La CSN-Construction et la CSD-Construction ne se sont pas fait prier pour collaborer. Les deux organisations prétendent que leurs membres sont parfois victimes de discrimination et réclament depuis la première heure une enquête publique.

«Nous avons eu deux rencontres déjà. Depuis le temps qu'on demandait une commission, c'était logique. Nous croyons que tout n'est pas tout à fait catholique dans l'industrie, à en croire le témoignage de nos ouvriers et de nos représentants», affirme le président de la CSN-Construction, Aldo Miguel Paolinelli.

Une quarantaine de délégués

«On est en action avec les gens de la Commission et on en est fiers!», renchérit Patrick Daigneault, président de la CSD-Construction, qui a participé à cinq rencontres avec les enquêteurs. Lors d'une de ces réunions, une quarantaine de délégués syndicaux s'étaient déplacés et plusieurs ont témoigné de leur expérience dans les chantiers.

«C'était très intéressant. Leur mandat était clair et ils avaient préparé un document pour nous. On leur donne un coup de main parce qu'on veut le portrait de la collusion, de la corruption, de la discrimination et de l'intimidation», dit-il.

Le Conseil provincial des métiers de la construction (International) et la FTQ-Construction, qui regroupent pourtant la majorité des travailleurs de l'industrie, n'ont pas été rencontrés. Des militants de ces deux centrales avaient perturbé les chantiers pour protester contre l'abolition du placement syndical l'automne dernier.

Leurs dirigeants sont à couteaux tirés avec la ministre du Travail, Lise Thériault, et la présidente de la Commission de la construction du Québec (CCQ), Diane Lemieux. Le gouvernement a d'ailleurs récemment retiré le président de l'International du conseil d'administration de la CCQ en raison de ses propos «empreints d'intimidation et de violence», enregistrés par l'émission J.E.

Pas certains d'y aller

Par la voix de leur porte-parole, les dirigeants de l'International confirment avoir été invités à rencontrer les enquêteurs, mais ils disent étudier avec leur avocat les modalités et la forme que pourraient prendre ces rencontres. Ils n'ont pas encore décidé de la marche à suivre.

Mais qu'ils participent ou non aux rencontres privées avec les enquêteurs, ils disent avoir la ferme intention de se faire entendre aux audiences publiques de la commission.

Quant à la FTQ-Construction, son porte-parole Mathieu Morin affirme qu'elle n'a jamais été invitée à des rencontres préliminaires, contrairement aux autres syndicats.

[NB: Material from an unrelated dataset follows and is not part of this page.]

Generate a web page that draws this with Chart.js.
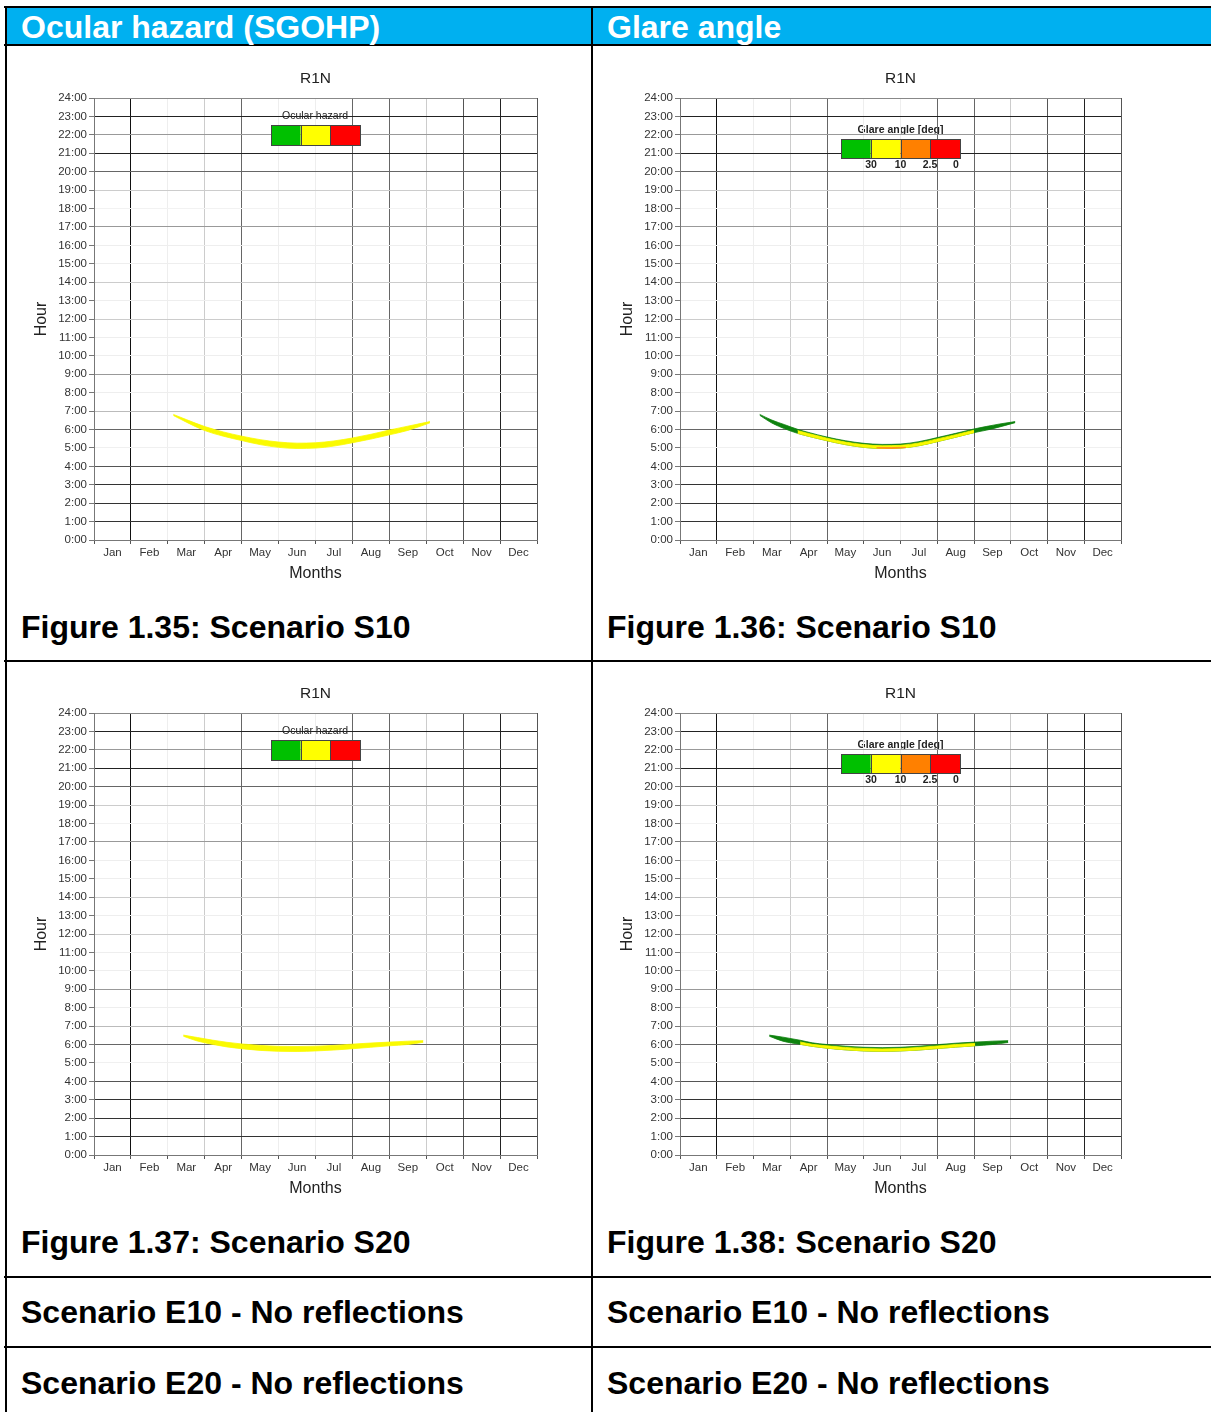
<!DOCTYPE html>
<html><head><meta charset="utf-8">
<script src="https://cdn.jsdelivr.net/npm/chart.js@4.4.1/dist/chart.umd.min.js"></script>
<style>
body{margin:0;width:1211px;height:1412px;position:relative;overflow:hidden;background:#fff;font-family:"Liberation Sans",Arial,sans-serif;}
.b{position:absolute;background:#000}
.blue{position:absolute;background:#00B0F0}
.t{position:absolute;font-weight:bold;font-size:32px;line-height:32px;white-space:nowrap;color:#000}
.w{color:#fff}
canvas{position:absolute}
</style></head><body>
<div class="blue" style="left:7px;top:8px;width:1204px;height:36px"></div>
<div class="b" style="left:4px;top:6px;width:1207px;height:2px"></div>
<div class="b" style="left:4px;top:44px;width:1207px;height:2px"></div>
<div class="b" style="left:4px;top:660px;width:1207px;height:2px"></div>
<div class="b" style="left:4px;top:1276px;width:1207px;height:2px"></div>
<div class="b" style="left:4px;top:1346px;width:1207px;height:2px"></div>
<div class="b" style="left:5px;top:6px;width:2px;height:1406px"></div>
<div class="b" style="left:591px;top:6px;width:2px;height:1406px"></div>

<div class="t w" style="left:21px;top:11px">Ocular hazard (SGOHP)</div>
<div class="t w" style="left:607px;top:11px">Glare angle</div>
<div class="t" style="left:21px;top:611px">Figure 1.35: Scenario S10</div>
<div class="t" style="left:607px;top:611px">Figure 1.36: Scenario S10</div>
<div class="t" style="left:21px;top:1226px">Figure 1.37: Scenario S20</div>
<div class="t" style="left:607px;top:1226px">Figure 1.38: Scenario S20</div>
<div class="t" style="left:21px;top:1296px">Scenario E10 - No reflections</div>
<div class="t" style="left:607px;top:1296px">Scenario E10 - No reflections</div>
<div class="t" style="left:21px;top:1367px">Scenario E20 - No reflections</div>
<div class="t" style="left:607px;top:1367px">Scenario E20 - No reflections</div>

<canvas id="c1" width="580" height="560" style="left:8px;top:50px"></canvas>
<canvas id="c2" width="580" height="560" style="left:594px;top:50px"></canvas>
<canvas id="c3" width="580" height="560" style="left:8px;top:665px"></canvas>
<canvas id="c4" width="580" height="560" style="left:594px;top:665px"></canvas>

<script>
// ---------- labels ----------
const months = ['Jan','Feb','Mar','Apr','May','Jun','Jul','Aug','Sep','Oct','Nov','Dec'];
const hourLabels = ['0:00','1:00','2:00','3:00','4:00','5:00','6:00','7:00','8:00','9:00','10:00','11:00','12:00',
  '13:00','14:00','15:00','16:00','17:00','18:00','19:00','20:00','21:00','22:00','23:00','24:00'];
const chartTitle = 'R1N';
const ocularLegendTitle = 'Ocular hazard';
const glareLegendTitle = 'Glare angle [deg]';
const glareLegendLabels = ['30','10','2.5','0'];

// ---------- data (x = month position 0..12, y = hour) ----------
// Scenario S10 – ocular hazard (yellow band)
const ocS10X     = [2.15, 2.5, 3.0, 3.5, 4.0, 4.5, 5.0, 5.5, 6.0, 6.5, 7.0, 7.5, 8.0, 8.5, 9.1];
const ocS10Upper = [6.82, 6.54, 6.16, 5.87, 5.64, 5.45, 5.32, 5.26, 5.28, 5.38, 5.54, 5.74, 5.97, 6.18, 6.43];
const ocS10Lower = [6.76, 6.40, 5.94, 5.64, 5.40, 5.18, 5.03, 4.97, 4.99, 5.10, 5.28, 5.48, 5.71, 5.95, 6.36];

// Scenario S10 – glare angle
const glS10X        = [2.17, 2.5, 2.85, 3.2, 3.5, 4.0, 4.5, 5.0, 5.5, 6.0, 6.5, 7.0, 7.5, 8.0, 8.35, 8.7, 9.12];
const glS10Upper    = [6.82, 6.51, 6.26, 6.01, 5.84, 5.59, 5.39, 5.25, 5.19, 5.21, 5.34, 5.56, 5.79, 6.03, 6.17, 6.30, 6.43];
const glS10Lower    = [6.77, 6.35, 6.04, 5.79, 5.63, 5.39, 5.18, 5.03, 4.97, 4.99, 5.12, 5.34, 5.58, 5.83, 5.97, 6.14, 6.37];
const glS10YellowFrom = 3, glS10YellowTo = 13;
const glS10YellowTop  = [5.94, 5.78, 5.53, 5.32, 5.18, 5.12, 5.14, 5.27, 5.49, 5.72, 5.96];
const glS10OrangeX    = [5.35, 5.55, 5.75, 5.95, 6.15];
const glS10OrangeLow  = [5.00, 4.98, 4.97, 4.99, 5.02];
const glS10OrangeTop  = [5.01, 5.02, 5.02, 5.03, 5.03];

// Scenario S20 – ocular hazard
const ocS20X     = [2.42, 2.8, 3.2, 3.6, 4.0, 4.5, 5.0, 5.5, 6.0, 6.5, 7.0, 7.5, 8.0, 8.5, 8.92];
const ocS20Upper = [6.51, 6.38, 6.24, 6.12, 6.03, 5.95, 5.90, 5.89, 5.91, 5.95, 6.02, 6.08, 6.13, 6.18, 6.21];
const ocS20Lower = [6.45, 6.19, 6.01, 5.87, 5.77, 5.68, 5.63, 5.62, 5.65, 5.70, 5.77, 5.85, 5.93, 6.00, 6.12];

// Scenario S20 – glare angle
const glS20X        = [2.43, 2.8, 3.27, 3.6, 4.0, 4.5, 5.0, 5.5, 6.0, 6.5, 7.0, 7.5, 8.03, 8.5, 8.93];
const glS20Upper    = [6.51, 6.40, 6.23, 6.09, 6.00, 5.91, 5.85, 5.83, 5.85, 5.91, 5.99, 6.07, 6.13, 6.18, 6.21];
const glS20Lower    = [6.45, 6.18, 6.01, 5.90, 5.80, 5.71, 5.65, 5.63, 5.65, 5.70, 5.78, 5.86, 5.93, 6.00, 6.11];
const glS20YellowFrom = 2, glS20YellowTo = 12;
const glS20YellowTop  = [6.14, 6.01, 5.93, 5.84, 5.78, 5.76, 5.78, 5.84, 5.92, 6.00, 6.06];

// ---------- styles ----------
const YELLOW = '#FAFA00', GREEN = '#0E820E', ORANGE = '#FF8C1A';
const hourGridShade  = ['#777','#333','#333','#333','#555','#f0f0f0','#666','#bbb','#eee','#999','#eee','#eee','#ccc',
  '#eee','#ccc','#eee','#eee','#999','#f2f2f2','#ccc','#666','#222','#999','#222','#888'];
const monthGridShade = ['#777','#111','#eee','#ccc','#666','#eee','#eee','#666','#666','#ccc','#555','#222','#555'];

function pts(xs, ys){ return xs.map((x,i)=>({x:x, y:ys[i]})); }
function band(xs, up, low, color){
  const common = {borderColor: color, borderWidth: 0.8, pointRadius: 0, cubicInterpolationMode: 'monotone'};
  return [
    Object.assign({data: pts(xs, up), fill: '+1', backgroundColor: color}, common),
    Object.assign({data: pts(xs, low), fill: false}, common)
  ];
}

const decor = {
  id: 'decor',
  beforeDraw(chart, args, o){
    const {ctx, chartArea: a} = chart;
    const cx = (a.left + a.right) / 2;
    ctx.save();
    ctx.fillStyle = '#222';
    ctx.textAlign = 'center'; ctx.textBaseline = 'middle';
    ctx.font = '15.5px "Liberation Sans", Arial, sans-serif';
    ctx.fillText(chartTitle, cx, a.top - 19);
    if (o.kind === 'ocular'){
      ctx.font = '10.5px "Liberation Sans", Arial, sans-serif';
      ctx.fillText(ocularLegendTitle, a.left + 221, a.top + 18);
    } else {
      ctx.font = 'bold 10.5px "Liberation Sans", Arial, sans-serif';
      ctx.fillText(glareLegendTitle, a.left + 220.5, a.top + 32);
      const lx = [191, 220.5, 250, 276];
      glareLegendLabels.forEach((t,i)=>ctx.fillText(t, a.left + lx[i], a.top + 67));
    }
    ctx.restore();
  },
  afterDatasetsDraw(chart, args, o){
    const {ctx, chartArea: a} = chart;
    ctx.save();
    let x0, y0, w, h, cols;
    if (o.kind === 'ocular'){ x0 = a.left + 177; y0 = a.top + 27; w = 89; h = 20; cols = ['#00C000','#FFFF00','#FF0000']; }
    else { x0 = a.left + 161; y0 = a.top + 41; w = 119; h = 19; cols = ['#00C000','#FFFF00','#FF8000','#FF0000']; }
    const cw = w / cols.length;
    cols.forEach((c,i)=>{ ctx.fillStyle = c; ctx.fillRect(x0 + i*cw, y0, cw, h); });
    ctx.strokeStyle = '#444'; ctx.lineWidth = 1;
    ctx.strokeRect(x0 + 0.5, y0 + 0.5, w, h);
    for (let i = 1; i < cols.length; i++){
      ctx.beginPath(); ctx.moveTo(Math.round(x0 + i*cw) + 0.5, y0); ctx.lineTo(Math.round(x0 + i*cw) + 0.5, y0 + h); ctx.stroke();
    }
    ctx.restore();
  }
};

function makeChart(id, datasets, kind, rightPad){
  return new Chart(document.getElementById(id), {
    type: 'line',
    data: {datasets: datasets},
    plugins: [decor],
    options: {
      responsive: false, animation: false, events: [],
      layout: {padding: {left: 20, right: rightPad, top: 48, bottom: 20}},
      plugins: {legend: {display: false}, tooltip: {enabled: false}, title: {display: false}, decor: {kind: kind}},
      scales: {
        x: {
          type: 'linear', min: 0, max: 12,
          afterFit(s){ s.height = 50; },
          ticks: {stepSize: 0.5, autoSkip: false, maxRotation: 0, padding: 2, color: '#333',
            font: {family: '"Liberation Sans", Arial, sans-serif', size: 11.5},
            callback: (v) => Number.isInteger(v) ? '' : months[Math.floor(v)]},
          grid: {tickLength: 4, lineWidth: 1,
            color: (c) => Number.isInteger(c.tick.value) ? monthGridShade[c.tick.value] : 'rgba(0,0,0,0)',
            tickColor: (c) => Number.isInteger(c.tick.value) ? '#555' : 'rgba(0,0,0,0)'},
          border: {color: '#777', width: 1},
          title: {display: true, text: 'Months', color: '#222', padding: {top: 0, bottom: 7},
            font: {family: '"Liberation Sans", Arial, sans-serif', size: 16}}
        },
        y: {
          type: 'linear', min: 0, max: 24,
          afterFit(s){ s.width = 66; },
          ticks: {stepSize: 1, autoSkip: false, padding: 2, color: '#333',
            font: {family: '"Liberation Sans", Arial, sans-serif', size: 11.5},
            callback: (v) => hourLabels[v]},
          grid: {tickLength: 5, lineWidth: 1,
            color: (c) => hourGridShade[c.tick.value],
            tickColor: '#777'},
          border: {color: '#777', width: 1},
          title: {display: true, text: 'Hour', color: '#222', padding: {top: 4, bottom: 0},
            font: {family: '"Liberation Sans", Arial, sans-serif', size: 16}}
        }
      }
    }
  });
}

// chart 1: S10 ocular
makeChart('c1', band(ocS10X, ocS10Upper, ocS10Lower, YELLOW), 'ocular', 51);

// chart 2: S10 glare
makeChart('c2', [].concat(
  band(glS10OrangeX, glS10OrangeTop, glS10OrangeLow, ORANGE),
  band(glS10X.slice(glS10YellowFrom, glS10YellowTo + 1), glS10YellowTop, glS10Lower.slice(glS10YellowFrom, glS10YellowTo + 1), YELLOW),
  band(glS10X, glS10Upper, glS10Lower, GREEN)
), 'glare', 53);

// chart 3: S20 ocular
makeChart('c3', band(ocS20X, ocS20Upper, ocS20Lower, YELLOW), 'ocular', 51);

// chart 4: S20 glare
makeChart('c4', [].concat(
  band(glS20X.slice(glS20YellowFrom, glS20YellowTo + 1), glS20YellowTop, glS20Lower.slice(glS20YellowFrom, glS20YellowTo + 1), YELLOW),
  band(glS20X, glS20Upper, glS20Lower, GREEN)
), 'glare', 53);
</script>
</body></html>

Il ignore pourquoi la Commission aurait invité tout le monde sauf la plus grande centrale.

Les anciens dirigeants de la FTQ-Construction ont été passablement malmenés dans les médias récemment, notamment en raison des accusations de fraude portées contre l'ancien directeur général Jocelyn Dupuis et de ses liens avec des gens associés au crime organisé.

Le porte-parole de la commission, Richard Bourdon, n'a pas voulu commenter les démarches préliminaires. «Jusqu'aux audiences publiques, on ne fera aucun commentaire sur l'avancement des travaux», dit-il.

Les audiences publiques de la commission Charbonneau doivent commencer ce mois-ci.